Sunday, October 23, 2011

The Deadly Mantis!


The Deadly Mantis is a hoot of a movie. Despite its somewhat wonky and overly direct title, and some belabored special effects, this movie works for me every time I've seen it, and that's plenty. There is a ruthlessness to the storytelling, a relentlessness to the forward momentum in this one that overcomes all the internal lapses in sense and logic.

The story begins of all places in the Antarctic region where a volcano erupts which triggers a tremor at the top of the globe in the Arctic region relasing a giant iceberg which holds captive but still alive a mammoth prehistoric Praying Mantis. We then get a quick course in the nature of the United States long range radar defense network. The first sign of trouble is the disappearance of part of that network, a remote weather station, then the loss of a supply plane, and later still an attack on an Eskimo village. The threat slowly but surely becomes known as first Colonel Joe Parkman (Craig Stevens) investigates and later paleontoligist Dr.Nedrick Jackson (William Hopper) and his girl photographer Marge Blaine (Alix Talton) are called on to help identify the mysterious assailant. This trio become our focus as the Mantis makes itself known in a direct attack on a military base threatening the three directly. The Mantis then heads south as do our heroes and the scene shifts to the East Coast of the United States especially the Washington DC and later the New York City areas. The Mantis is public enemy number one and the whole force of America's aerial defenses are called upon to act and track this invader. They do and the conflict becomes increasingly personal and close-up as the Deadly Mantis is confronted.

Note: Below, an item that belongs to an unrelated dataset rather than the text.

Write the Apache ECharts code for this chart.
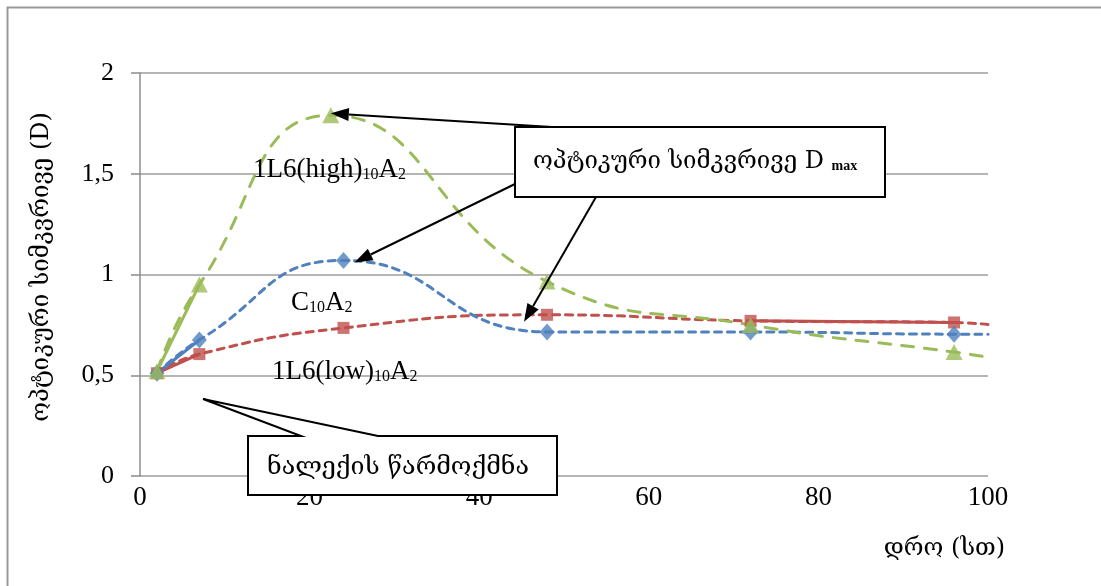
<!DOCTYPE html>
<html><head><meta charset="utf-8">
<script src="https://cdn.jsdelivr.net/npm/echarts@6/dist/echarts.min.js"></script>
<style>html,body{margin:0;padding:0;background:#fff}#c{width:1101px;height:586px}</style>
</head><body><div id="c"></div>
<script>
// ---- data ----
const hours = [2, 7, 24, 48, 72, 96, 100];
const hoursHigh = [2, 7, 22.5, 48, 72, 96, 100];
const highVals = [0.52, 0.95, 1.79, 0.965, 0.75, 0.615, 0.59];   // 1L6(high)10A2
const ctrlVals = [0.51, 0.675, 1.07, 0.715, 0.715, 0.704, 0.704]; // C10A2
const lowVals  = [0.51, 0.605, 0.735, 0.80, 0.77, 0.762, 0.752];  // 1L6(low)10A2
const xTicks = [0, 20, 40, 60, 80, 100];
const yTicks = [0, 0.5, 1, 1.5, 2];

const GREEN = '#9BBB59', BLUE = '#4F81BD', RED = '#C0504D';
const SERIF = '"Liberation Serif","DejaVu Serif",serif';

function pts(xs, ys, from, to) {
  const out = [];
  for (let i = from; i <= to; i++) out.push([xs[i], ys[i]]);
  return out;
}

const chart = echarts.init(document.getElementById('c'), null, { renderer: 'canvas' });

function lineSeries(data, color, dash, z) {
  return {
    type: 'line', data: data, smooth: 0.5, z: z,
    showSymbol: false, symbol: 'none',
    itemStyle: { color: color },
    lineStyle: { color: color, width: 3, type: dash ? dash : 'solid', cap: 'round' },
    animation: false
  };
}

chart.setOption({
  animation: false,
  grid: { left: 140, right: 113, top: 73, bottom: 110 },
  xAxis: {
    type: 'value', min: xTicks[0], max: xTicks[xTicks.length - 1], interval: 20,
    axisLine: { show: false }, axisTick: { show: false }, splitLine: { show: false },
    axisLabel: { color: '#000', fontFamily: SERIF, fontSize: 27, margin: 8 }
  },
  yAxis: {
    type: 'value', min: yTicks[0], max: yTicks[yTicks.length - 1], interval: 0.5,
    axisLine: { show: true, lineStyle: { color: '#8c8c8c', width: 1.5 } },
    axisTick: { show: true, length: 9, lineStyle: { color: '#8c8c8c', width: 1.5 } },
    splitLine: { show: true, lineStyle: { color: '#9c9c9c', width: 1.5 } },
    axisLabel: { color: '#000', fontFamily: SERIF, fontSize: 26, margin: 26,
      formatter: v => String(v).replace('.', ',') }
  },
  series: [
    lineSeries(pts(hours, lowVals, 0, 6), RED, [7, 6], 2),
    lineSeries(pts(hours, lowVals, 0, 1), RED, null, 3),
    lineSeries(pts(hours, lowVals, 4, 5), RED, null, 3),
    lineSeries(pts(hours, ctrlVals, 0, 6), BLUE, [7, 6], 2),
    lineSeries(pts(hours, ctrlVals, 0, 1), BLUE, null, 3),
    lineSeries(pts(hoursHigh, highVals, 0, 6), GREEN, [12, 11], 2),
    lineSeries(pts(hoursHigh, highVals, 0, 1), GREEN, null, 3),
    { type: 'scatter', data: pts(hours, lowVals, 0, 5), symbol: 'rect', symbolSize: 12, itemStyle: { color: RED }, z: 5 },
    { type: 'scatter', data: pts(hours, ctrlVals, 0, 5), symbol: 'diamond', symbolSize: [15, 17], itemStyle: { color: BLUE }, z: 5 },
    { type: 'scatter', data: pts(hoursHigh, highVals, 0, 5), symbol: 'triangle', symbolSize: [17, 16], itemStyle: { color: GREEN }, z: 6 }
  ]
});

function arrow(x1, y1, x2, y2) {
  const dx = x2 - x1, dy = y2 - y1, L = Math.hypot(dx, dy);
  const ux = dx / L, uy = dy / L, hl = 18, hw = 6.5;
  const bx = x2 - ux * hl, by = y2 - uy * hl;
  return [
    { type: 'line', shape: { x1: x1, y1: y1, x2: bx, y2: by }, style: { stroke: '#000', lineWidth: 2 }, z: 20 },
    { type: 'polygon', shape: { points: [[x2, y2], [bx - uy * hw, by + ux * hw], [bx + uy * hw, by - ux * hw]] }, style: { fill: '#000' }, z: 20 }
  ];
}

const pHigh = chart.convertToPixel({ gridIndex: 0 }, [hoursHigh[2], highVals[2]]);
const pCtrl = chart.convertToPixel({ gridIndex: 0 }, [hours[2], ctrlVals[2]]);
const pLow = chart.convertToPixel({ gridIndex: 0 }, [hours[3], lowVals[3]]);

const subRich = {
  a: { fontFamily: SERIF, fontSize: 27, color: '#000' },
  s: { fontFamily: SERIF, fontSize: 16, color: '#000', padding: [10, 0, 0, 0] }
};
const GEO = '"DejaVu Serif", serif';

const g = [
  { type: 'rect', shape: { x: 7.5, y: 7.5, width: 1200, height: 700 }, style: { fill: 'none', stroke: '#999', lineWidth: 2 }, z: -1, silent: true },
  { type: 'text', x: 42, y: 267, rotation: Math.PI / 2, style: { text: 'ოპტიკური სიმკვრივე (D)', font: '24px ' + GEO, fill: '#000', align: 'center', verticalAlign: 'middle' }, z: 10 },
  { type: 'text', x: 1005, y: 549, style: { text: 'დრო (სთ)', font: '24px ' + GEO, fill: '#000', align: 'right', verticalAlign: 'middle' }, z: 10 },
  { type: 'text', x: 253, y: 170, style: { text: '{a|1L6(high)}{s|10}{a|A}{s|2}', rich: subRich, verticalAlign: 'middle' }, z: 10 },
  { type: 'text', x: 291, y: 303, style: { text: '{a|C}{s|10}{a|A}{s|2}', rich: subRich, verticalAlign: 'middle' }, z: 10 },
  { type: 'text', x: 272, y: 372, style: { text: '{a|1L6(low)}{s|10}{a|A}{s|2}', rich: subRich, verticalAlign: 'middle' }, z: 10 },
  { type: 'rect', shape: { x: 515, y: 127, width: 370, height: 70 }, style: { fill: '#fff', stroke: '#000', lineWidth: 2 }, z: 15 },
  { type: 'text', x: 533, y: 162, style: { text: '{g|ოპტიკური სიმკვრივე D }{m|max}', verticalAlign: 'middle',
      rich: { g: { font: '24px ' + GEO, fill: '#000' }, m: { font: 'bold 14px "Liberation Serif", serif', fill: '#000', padding: [8, 0, 0, 0] } } }, z: 16 },
  { type: 'polygon', shape: { points: [[248, 436], [301, 436], [203, 399], [378, 436], [557, 436], [557, 495], [248, 495]] }, style: { fill: '#fff', stroke: '#000', lineWidth: 2 }, z: 15 },
  { type: 'text', x: 267, y: 467, style: { text: 'ნალექის წარმოქმნა', font: '25px ' + GEO, fill: '#000', verticalAlign: 'middle' }, z: 16 }
];
arrow(552, 127, pHigh[0], pHigh[1] - 2).forEach(e => g.push(e));
arrow(515, 184, pCtrl[0] + 11, pCtrl[1] + 2).forEach(e => g.push(e));
arrow(596, 197, pLow[0] - 23, pLow[1] + 7).forEach(e => g.push(e));

chart.setOption({ graphic: g });
</script>
</body></html>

This is a whopper of a bug, and a whopper of a movie. The reason I like this movie is unaccountable nostalgia for it from the many Saturday afternoons viewings as a kid no doubt, but these days I still find it a charming entertainment, never dull really because of its careful construction. This is less a monster movie than what I'd have to dub a military procedural flick. Like police procedural television shows the fun comes often less from the specific crime but from watching the steady application of police practice to figuring out the crime and catching the villain. Dragnet is a great example and in more modern times Law and Order (the first one). The small irony here is that Craig Stevens is best known for his role as Peter Gunn and William Hopper as "Paul Drake" on Perry Mason.

The Deadly Mantis feels like that to me. A movie which is a tutorial in American air defense and at the same time showing how those defenses work in harmony to protect the homeland from an exotic but still palpable threat. The Mantis is a pretty decent stand-in for an aerial attack from a foreign land (you know who I mean), and his rapacious nature sure doesn't understate the nature of the real threat many in the audience would've felt upon seeing this sci-fi adventure.


There are a lot of "bus" gimmicks in this movie too. The term from Val Lewton's movies, refers to any quick scares which turn to be benign. That happens in this movie a lot, and one of them is actually a bus for real. It's a cheap thrill and works for first viewers very well, though not so much on repeated viewings of course.

This is fun movie in this modern time far removed from the threat it symblizes, and I'd argue the movie which makes the best and most effective use of stock footage of any I've ever seen. This gives the movie a sense of being of its time more fully than many of these William Alland Universal movies feel.

The Deadly Mantis ain't a great movie, but it's a dandy entertainment and a blast back to a pre-satellite era when the United States was defended less by eyes in the sky but by a myriad of dedicated and hard-working eyes on the sky.